▶ [SET PROBLEM]:
Output exactly the lines from the first one down to the line containing "import plotly.graph_objects as go", inclusive.

▶ [DATASET EXCERPT]:
********
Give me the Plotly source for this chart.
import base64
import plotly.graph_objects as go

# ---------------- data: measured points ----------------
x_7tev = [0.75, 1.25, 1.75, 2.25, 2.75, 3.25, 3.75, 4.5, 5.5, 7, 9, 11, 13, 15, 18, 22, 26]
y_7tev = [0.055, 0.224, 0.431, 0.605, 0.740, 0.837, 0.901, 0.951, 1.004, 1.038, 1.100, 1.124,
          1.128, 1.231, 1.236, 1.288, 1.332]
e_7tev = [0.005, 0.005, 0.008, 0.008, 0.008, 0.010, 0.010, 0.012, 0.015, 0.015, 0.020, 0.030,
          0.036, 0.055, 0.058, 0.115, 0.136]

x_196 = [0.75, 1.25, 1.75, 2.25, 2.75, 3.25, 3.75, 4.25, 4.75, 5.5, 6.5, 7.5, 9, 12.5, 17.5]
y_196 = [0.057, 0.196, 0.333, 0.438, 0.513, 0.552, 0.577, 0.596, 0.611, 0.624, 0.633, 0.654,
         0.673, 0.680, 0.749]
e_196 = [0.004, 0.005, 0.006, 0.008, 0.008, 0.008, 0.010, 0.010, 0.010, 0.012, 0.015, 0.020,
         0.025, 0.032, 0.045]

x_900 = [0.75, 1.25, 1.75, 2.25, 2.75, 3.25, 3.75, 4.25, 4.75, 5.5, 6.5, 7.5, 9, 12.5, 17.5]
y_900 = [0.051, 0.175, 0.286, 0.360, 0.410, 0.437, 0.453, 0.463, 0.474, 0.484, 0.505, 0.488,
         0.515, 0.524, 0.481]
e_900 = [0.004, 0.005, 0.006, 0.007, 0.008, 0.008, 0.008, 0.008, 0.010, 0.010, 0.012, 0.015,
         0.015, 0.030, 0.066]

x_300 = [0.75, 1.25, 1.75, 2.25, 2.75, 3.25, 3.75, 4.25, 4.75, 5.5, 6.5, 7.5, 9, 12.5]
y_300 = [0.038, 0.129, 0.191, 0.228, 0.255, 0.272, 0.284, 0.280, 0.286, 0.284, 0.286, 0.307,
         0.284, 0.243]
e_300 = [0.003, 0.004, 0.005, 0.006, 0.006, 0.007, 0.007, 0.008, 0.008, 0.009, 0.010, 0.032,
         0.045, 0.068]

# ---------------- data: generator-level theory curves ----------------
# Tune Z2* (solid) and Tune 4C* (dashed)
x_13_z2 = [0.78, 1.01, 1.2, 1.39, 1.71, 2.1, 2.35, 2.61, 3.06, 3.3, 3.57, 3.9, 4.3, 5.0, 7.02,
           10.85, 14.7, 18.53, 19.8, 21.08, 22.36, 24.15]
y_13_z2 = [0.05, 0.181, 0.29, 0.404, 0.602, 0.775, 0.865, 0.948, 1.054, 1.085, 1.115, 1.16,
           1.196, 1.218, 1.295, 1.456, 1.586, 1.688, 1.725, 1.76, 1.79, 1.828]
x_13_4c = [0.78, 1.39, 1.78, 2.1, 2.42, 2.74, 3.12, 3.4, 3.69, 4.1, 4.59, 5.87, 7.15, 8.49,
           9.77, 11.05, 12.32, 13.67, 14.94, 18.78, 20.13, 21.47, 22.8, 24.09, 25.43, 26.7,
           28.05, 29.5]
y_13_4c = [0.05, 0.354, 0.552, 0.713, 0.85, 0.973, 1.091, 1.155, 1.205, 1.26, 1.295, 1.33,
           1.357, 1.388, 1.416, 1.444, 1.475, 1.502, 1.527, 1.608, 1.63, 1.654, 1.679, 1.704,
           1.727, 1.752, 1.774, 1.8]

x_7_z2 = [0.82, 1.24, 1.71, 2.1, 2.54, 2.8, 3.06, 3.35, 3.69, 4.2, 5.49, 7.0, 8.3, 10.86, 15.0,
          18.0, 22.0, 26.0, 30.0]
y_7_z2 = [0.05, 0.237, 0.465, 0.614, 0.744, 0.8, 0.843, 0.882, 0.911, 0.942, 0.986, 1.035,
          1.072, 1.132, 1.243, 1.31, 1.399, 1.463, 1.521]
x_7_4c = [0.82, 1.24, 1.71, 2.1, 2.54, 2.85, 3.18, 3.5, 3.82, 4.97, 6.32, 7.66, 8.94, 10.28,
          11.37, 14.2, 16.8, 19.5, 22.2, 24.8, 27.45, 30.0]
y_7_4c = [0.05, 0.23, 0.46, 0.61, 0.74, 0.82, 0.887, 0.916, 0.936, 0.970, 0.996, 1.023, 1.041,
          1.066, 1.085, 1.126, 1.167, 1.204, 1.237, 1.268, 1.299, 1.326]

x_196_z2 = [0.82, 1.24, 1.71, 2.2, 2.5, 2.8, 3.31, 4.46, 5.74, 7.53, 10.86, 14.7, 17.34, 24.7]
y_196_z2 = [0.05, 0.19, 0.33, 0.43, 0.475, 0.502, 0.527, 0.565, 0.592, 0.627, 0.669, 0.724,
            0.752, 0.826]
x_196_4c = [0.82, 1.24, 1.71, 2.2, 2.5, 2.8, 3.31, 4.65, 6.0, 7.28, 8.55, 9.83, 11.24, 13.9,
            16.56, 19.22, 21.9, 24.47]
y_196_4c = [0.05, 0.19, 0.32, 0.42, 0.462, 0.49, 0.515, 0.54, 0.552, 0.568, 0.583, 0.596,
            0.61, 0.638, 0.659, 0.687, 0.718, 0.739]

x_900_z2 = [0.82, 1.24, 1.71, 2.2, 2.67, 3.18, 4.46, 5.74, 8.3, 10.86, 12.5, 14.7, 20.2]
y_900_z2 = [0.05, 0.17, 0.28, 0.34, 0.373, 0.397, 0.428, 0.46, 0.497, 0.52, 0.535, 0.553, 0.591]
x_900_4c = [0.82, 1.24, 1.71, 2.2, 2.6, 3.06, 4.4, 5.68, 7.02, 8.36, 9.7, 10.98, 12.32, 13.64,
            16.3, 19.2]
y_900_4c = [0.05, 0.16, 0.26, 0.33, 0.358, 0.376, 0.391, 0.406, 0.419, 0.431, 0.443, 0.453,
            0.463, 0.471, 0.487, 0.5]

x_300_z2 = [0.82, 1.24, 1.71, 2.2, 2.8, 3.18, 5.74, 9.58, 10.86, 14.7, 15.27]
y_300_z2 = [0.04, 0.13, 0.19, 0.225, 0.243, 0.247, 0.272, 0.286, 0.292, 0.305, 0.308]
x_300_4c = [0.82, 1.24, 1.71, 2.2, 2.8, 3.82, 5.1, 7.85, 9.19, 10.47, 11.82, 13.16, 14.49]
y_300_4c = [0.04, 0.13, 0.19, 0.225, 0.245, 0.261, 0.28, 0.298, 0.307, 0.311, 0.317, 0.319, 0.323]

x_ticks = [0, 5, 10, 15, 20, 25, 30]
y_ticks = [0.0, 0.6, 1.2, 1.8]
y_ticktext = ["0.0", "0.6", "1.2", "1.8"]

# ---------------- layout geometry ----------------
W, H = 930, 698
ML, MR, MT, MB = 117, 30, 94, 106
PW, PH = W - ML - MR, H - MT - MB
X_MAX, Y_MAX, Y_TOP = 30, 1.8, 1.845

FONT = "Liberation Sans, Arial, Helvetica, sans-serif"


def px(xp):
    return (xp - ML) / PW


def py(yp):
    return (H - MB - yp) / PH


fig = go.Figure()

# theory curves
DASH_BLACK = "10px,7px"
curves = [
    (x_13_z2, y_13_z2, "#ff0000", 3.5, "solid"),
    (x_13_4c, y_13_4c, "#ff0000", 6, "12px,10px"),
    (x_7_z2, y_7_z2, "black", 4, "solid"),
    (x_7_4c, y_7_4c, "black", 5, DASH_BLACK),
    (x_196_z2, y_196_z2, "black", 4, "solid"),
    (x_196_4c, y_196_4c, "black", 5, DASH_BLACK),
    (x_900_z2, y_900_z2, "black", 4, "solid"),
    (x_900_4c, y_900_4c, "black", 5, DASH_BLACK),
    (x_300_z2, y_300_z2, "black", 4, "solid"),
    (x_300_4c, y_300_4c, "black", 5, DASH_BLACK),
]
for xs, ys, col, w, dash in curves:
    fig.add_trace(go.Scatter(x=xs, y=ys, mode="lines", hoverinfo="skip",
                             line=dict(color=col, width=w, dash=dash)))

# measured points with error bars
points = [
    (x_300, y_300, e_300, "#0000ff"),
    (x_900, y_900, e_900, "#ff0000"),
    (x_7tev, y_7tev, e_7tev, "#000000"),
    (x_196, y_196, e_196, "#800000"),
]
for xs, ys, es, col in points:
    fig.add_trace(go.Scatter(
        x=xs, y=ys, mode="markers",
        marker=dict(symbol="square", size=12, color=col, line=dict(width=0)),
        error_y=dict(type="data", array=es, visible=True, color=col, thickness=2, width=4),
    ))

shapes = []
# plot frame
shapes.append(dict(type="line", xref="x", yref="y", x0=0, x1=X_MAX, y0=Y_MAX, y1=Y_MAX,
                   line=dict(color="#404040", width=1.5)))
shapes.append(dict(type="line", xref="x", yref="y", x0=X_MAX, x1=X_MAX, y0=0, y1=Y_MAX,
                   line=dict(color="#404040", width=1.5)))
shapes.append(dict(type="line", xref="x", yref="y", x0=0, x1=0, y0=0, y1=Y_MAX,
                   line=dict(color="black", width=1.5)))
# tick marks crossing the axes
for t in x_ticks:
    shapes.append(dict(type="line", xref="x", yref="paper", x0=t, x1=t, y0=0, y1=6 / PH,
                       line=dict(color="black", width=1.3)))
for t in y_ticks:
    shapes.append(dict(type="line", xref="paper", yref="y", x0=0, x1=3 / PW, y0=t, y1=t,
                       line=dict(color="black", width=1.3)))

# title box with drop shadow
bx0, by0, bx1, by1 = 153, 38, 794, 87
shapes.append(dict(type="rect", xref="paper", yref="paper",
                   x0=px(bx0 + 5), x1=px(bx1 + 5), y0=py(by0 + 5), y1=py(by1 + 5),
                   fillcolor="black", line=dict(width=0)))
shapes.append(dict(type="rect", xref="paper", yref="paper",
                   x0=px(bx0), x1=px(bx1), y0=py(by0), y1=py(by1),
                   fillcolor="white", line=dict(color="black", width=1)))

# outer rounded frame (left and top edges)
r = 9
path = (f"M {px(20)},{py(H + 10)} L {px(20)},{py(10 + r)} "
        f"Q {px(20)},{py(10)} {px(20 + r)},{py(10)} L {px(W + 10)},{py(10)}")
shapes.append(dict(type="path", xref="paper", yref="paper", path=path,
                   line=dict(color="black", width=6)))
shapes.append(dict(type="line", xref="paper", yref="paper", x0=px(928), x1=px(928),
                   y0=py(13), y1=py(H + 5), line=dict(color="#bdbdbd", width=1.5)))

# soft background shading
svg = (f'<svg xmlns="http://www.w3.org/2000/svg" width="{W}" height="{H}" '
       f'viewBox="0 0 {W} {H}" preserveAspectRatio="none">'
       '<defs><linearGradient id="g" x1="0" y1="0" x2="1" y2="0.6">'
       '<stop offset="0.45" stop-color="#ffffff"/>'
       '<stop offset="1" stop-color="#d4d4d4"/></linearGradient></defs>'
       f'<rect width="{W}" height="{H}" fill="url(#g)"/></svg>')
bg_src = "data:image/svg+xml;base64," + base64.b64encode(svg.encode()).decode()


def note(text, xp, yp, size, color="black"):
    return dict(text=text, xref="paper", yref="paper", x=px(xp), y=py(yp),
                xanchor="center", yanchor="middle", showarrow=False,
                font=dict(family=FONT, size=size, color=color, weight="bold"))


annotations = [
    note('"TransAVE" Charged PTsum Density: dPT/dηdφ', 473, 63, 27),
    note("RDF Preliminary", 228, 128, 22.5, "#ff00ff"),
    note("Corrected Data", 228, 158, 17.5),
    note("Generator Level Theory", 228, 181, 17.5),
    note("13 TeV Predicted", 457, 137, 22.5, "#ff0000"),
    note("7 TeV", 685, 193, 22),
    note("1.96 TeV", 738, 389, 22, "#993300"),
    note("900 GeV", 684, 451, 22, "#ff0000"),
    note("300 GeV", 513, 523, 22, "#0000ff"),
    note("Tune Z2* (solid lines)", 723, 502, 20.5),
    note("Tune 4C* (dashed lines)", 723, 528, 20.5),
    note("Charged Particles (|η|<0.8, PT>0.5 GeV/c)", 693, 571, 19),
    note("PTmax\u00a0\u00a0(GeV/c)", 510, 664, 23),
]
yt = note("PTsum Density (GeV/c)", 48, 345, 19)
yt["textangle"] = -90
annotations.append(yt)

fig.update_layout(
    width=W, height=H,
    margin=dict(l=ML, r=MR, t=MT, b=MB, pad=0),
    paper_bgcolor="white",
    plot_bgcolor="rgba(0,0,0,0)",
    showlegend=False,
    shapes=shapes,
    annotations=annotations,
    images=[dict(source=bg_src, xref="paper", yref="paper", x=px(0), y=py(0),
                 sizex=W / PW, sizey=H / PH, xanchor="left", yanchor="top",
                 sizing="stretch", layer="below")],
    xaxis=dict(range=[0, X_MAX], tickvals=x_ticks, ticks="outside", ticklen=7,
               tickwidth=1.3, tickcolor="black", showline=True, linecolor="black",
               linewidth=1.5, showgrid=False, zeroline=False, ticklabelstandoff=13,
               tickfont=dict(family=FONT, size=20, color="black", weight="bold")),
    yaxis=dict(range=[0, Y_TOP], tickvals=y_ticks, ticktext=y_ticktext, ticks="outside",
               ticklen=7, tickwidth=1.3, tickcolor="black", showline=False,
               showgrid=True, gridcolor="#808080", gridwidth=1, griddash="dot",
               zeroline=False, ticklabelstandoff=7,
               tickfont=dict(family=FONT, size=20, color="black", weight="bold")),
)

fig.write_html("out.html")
********
▶ [EXERCISE SOLUTION]:
Give me the Plotly source for this chart.
import base64
import plotly.graph_objects as go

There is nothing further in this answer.